Global commodities fell on Monday on the back of mounting worries over US and euro zone debt tensions. These escalating concerns led to a rise in risk aversion in global markets.
According to Naveen Mathur, associate director of Angel Broking, “The boosted demand for the dollar, which appreciated around 0.5 per cent in on Monday’s trade, has come as a negative factor for dollar-denominated commodities.”
The rupee depreciated sharply by a little over 1.5 per cent and touched a low of 52.15 towards the end of the day’s trade. In the global commodities segment, spot gold prices declined around one per cent to touch an intra-day low of $1,704/oz. With the downside in base metals, silver also dropped sharply, by 3.5 per cent, and was at $31.13/oz in early afternoon trade. Additionally, the dollar strength was a negative factor.

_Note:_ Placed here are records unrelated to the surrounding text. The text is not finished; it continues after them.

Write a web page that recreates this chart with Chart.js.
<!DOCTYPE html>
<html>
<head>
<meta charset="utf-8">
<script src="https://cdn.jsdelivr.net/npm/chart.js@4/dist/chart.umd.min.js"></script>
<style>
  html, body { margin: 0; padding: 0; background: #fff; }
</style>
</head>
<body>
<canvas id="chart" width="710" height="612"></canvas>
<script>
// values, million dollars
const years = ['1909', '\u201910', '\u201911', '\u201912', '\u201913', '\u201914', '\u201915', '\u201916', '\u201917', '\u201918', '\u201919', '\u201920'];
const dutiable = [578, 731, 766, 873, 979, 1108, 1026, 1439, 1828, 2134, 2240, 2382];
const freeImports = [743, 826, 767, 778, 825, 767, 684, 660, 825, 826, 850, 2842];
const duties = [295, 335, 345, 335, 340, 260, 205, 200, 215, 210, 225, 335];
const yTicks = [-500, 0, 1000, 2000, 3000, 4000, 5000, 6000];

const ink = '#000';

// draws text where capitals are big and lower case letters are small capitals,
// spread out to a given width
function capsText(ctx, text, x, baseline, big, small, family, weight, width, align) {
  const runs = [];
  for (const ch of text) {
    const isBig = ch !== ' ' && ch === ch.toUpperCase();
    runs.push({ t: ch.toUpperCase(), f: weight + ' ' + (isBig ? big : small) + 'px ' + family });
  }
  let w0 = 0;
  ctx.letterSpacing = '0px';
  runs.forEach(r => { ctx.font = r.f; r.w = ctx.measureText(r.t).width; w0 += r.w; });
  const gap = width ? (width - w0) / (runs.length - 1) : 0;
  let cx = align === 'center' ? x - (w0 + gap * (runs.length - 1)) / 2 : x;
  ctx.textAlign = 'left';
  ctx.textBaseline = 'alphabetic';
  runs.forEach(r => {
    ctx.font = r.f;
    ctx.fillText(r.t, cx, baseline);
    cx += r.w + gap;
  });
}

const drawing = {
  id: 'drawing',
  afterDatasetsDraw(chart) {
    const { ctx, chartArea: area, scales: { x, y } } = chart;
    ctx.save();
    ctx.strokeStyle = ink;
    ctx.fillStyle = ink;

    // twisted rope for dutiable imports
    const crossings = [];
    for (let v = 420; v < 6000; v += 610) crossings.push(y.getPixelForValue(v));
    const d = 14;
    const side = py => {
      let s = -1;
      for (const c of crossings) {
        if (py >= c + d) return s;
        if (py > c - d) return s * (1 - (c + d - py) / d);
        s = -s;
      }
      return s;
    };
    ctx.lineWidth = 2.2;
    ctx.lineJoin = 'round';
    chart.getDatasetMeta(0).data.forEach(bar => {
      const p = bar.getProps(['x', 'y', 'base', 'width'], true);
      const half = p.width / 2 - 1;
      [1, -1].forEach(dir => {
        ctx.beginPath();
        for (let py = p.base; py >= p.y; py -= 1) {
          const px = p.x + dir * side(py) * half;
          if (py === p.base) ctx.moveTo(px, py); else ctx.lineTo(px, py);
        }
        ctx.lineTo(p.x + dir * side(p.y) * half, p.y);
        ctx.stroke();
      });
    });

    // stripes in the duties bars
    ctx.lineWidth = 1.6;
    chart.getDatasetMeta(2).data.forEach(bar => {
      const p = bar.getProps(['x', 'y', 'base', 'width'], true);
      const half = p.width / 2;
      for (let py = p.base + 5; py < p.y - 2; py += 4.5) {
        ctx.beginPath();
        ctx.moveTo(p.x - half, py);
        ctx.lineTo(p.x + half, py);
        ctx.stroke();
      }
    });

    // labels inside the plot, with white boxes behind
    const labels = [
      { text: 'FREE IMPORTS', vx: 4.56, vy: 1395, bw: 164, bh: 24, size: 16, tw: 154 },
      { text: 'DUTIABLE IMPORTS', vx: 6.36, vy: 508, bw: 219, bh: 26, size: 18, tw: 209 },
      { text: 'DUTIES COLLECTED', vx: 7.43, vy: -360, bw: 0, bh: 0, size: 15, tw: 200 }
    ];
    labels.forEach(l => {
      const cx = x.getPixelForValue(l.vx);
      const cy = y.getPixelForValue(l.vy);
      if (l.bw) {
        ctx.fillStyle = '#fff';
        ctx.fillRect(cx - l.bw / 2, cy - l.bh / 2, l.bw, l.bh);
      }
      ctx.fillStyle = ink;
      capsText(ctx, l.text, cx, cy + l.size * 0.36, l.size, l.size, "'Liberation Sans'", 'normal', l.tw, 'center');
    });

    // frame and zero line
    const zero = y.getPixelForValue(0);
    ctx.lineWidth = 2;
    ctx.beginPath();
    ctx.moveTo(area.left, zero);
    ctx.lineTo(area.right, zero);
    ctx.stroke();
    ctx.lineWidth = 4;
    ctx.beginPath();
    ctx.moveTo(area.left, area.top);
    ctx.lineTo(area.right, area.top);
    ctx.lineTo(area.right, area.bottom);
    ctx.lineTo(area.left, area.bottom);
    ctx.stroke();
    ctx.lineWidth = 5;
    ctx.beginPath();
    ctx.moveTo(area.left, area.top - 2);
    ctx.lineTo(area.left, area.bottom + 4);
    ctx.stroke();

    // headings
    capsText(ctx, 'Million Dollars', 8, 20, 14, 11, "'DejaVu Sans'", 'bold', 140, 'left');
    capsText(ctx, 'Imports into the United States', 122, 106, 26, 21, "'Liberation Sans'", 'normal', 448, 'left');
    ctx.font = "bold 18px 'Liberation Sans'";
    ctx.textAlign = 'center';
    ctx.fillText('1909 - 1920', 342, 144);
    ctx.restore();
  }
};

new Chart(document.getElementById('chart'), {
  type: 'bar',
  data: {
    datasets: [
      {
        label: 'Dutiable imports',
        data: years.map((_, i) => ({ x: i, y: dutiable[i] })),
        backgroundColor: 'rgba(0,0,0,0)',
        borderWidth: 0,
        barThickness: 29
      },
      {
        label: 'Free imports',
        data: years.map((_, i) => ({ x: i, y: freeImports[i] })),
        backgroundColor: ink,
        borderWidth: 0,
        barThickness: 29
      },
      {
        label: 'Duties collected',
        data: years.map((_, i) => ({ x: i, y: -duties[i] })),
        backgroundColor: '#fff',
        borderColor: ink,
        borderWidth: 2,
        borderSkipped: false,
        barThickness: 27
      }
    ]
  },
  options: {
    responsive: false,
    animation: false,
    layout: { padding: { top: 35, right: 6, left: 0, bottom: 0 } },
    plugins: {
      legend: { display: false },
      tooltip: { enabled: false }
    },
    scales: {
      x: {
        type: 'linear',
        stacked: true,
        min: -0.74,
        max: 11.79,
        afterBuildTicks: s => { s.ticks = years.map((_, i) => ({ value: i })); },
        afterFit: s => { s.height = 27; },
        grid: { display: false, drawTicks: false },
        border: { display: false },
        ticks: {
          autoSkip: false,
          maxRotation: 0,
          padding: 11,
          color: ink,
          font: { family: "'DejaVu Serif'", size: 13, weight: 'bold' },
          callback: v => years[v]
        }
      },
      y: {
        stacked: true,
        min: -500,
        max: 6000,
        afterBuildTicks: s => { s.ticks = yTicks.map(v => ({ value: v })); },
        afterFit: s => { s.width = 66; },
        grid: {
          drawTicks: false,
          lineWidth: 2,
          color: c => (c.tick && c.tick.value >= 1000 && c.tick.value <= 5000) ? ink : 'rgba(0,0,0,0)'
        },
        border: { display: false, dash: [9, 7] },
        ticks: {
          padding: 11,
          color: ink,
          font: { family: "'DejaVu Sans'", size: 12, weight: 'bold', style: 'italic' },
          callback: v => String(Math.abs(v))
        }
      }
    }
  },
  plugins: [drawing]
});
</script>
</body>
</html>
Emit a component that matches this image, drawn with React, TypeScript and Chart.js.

Nymex crude oil prices declined 1.7 per cent on Monday, taking cues from rising global economic concerns which created demand fears. This and a stronger dollar added to downside pressure on prices. Crude oil was trading at $95.75/bbl, at a week’s low.
Bears dominated trading in the base metals pack. Weak sentiments in the global markets, coupled with a stronger dollar, exerted pressure on prices. However, depreciation in the rupee resisted further decline on the domestic bourses.
An analyst with Geojit Comtrade Ltd, a Mumbai-based broking firm, said election of a new government in Spain, expected to take drastic austerity measures, failed to appease investors. Crude oil extended the previous week’s losses on expectations that the US may have failed to reach an agreement to reduce its deficit. However, tensions over Iran’s nuclear program and other tensions in Egypt and Syria may provide a cushion to falling prices in the midst of an approaching winter season, he added.
Gold and silver prices are expected to trade lower. Risk aversion has gripped global financial markets on the back of global economic uncertainty and poor risk appetite could affect demand, said a report by Angel Broking.